Here are 12 more interesting facts that you may have not known about one of the world’s most recognizable women: Frida Kahlo:
- Frida Kahlo lied about her birthday! The artist was born on July 6, 1907 in Coyoacan, Mexico City, but she often said she was born in 1910. She chose “3 years after her actual birth, so that people would directly associate her with the Mexican Revolution that began in 1910,” FridaKahlo.org explains.
- “Frida” was not her name. She had three first names: Magdalena Carmen Frieda Kahlo y Calderón.
- She died where she was born. The artist was born in what La Casa Azul (the Blue House), a home she returned to with her husband Diego Rivera. The home is now a museum.
- She was half German. Frida’s father was Carl Wilhelm Kahlo, renamed Guillermo Kahlo, of Hungarian descent.
- She suffered from chronic pain. She had over 32 surgeries to try to fix her back from a severe trolley accident when she was 18.

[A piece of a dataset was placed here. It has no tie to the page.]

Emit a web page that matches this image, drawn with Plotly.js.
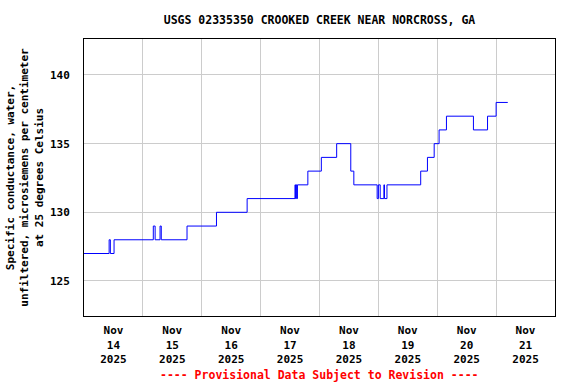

- She was self taught. Frida took up painting after her trolley accident, while she was still in bed recovering, to get her mind off of her chronic pain.
- Frida fell in love with an older man. She met Artist Diego Rivera when he was painting a mural at her school. They married when she was 22 and he was 42.
- Frida hated her smile. It’s believed that Frida didn’t smile because she didn’t like her teeth.
- Frida lived and worked in the United States. Thanks to her husband’s work as an artist, Frida briefly lived in San Francisco and Detroit, two American cities which still display her art.
- She married, divorced, and remarried the love of her life. The husband and wife had marriage problems, including many affairs, but, after divorcing in 1939, they remarried in 1940.
- Frida never had children. It’s believed the trolley accident, that damaged the artist physically and emotionally, contributed to miscarriages and her inability to have children.
- She was famous in her lifetime. Among many art shows and accolades during her lifetime, the prestigious Paris museum The Louvre, acquired Kahlo’s painting The Frame (c. 1938), making her the first 20th-century Mexican artist to be included in the museum’s collection.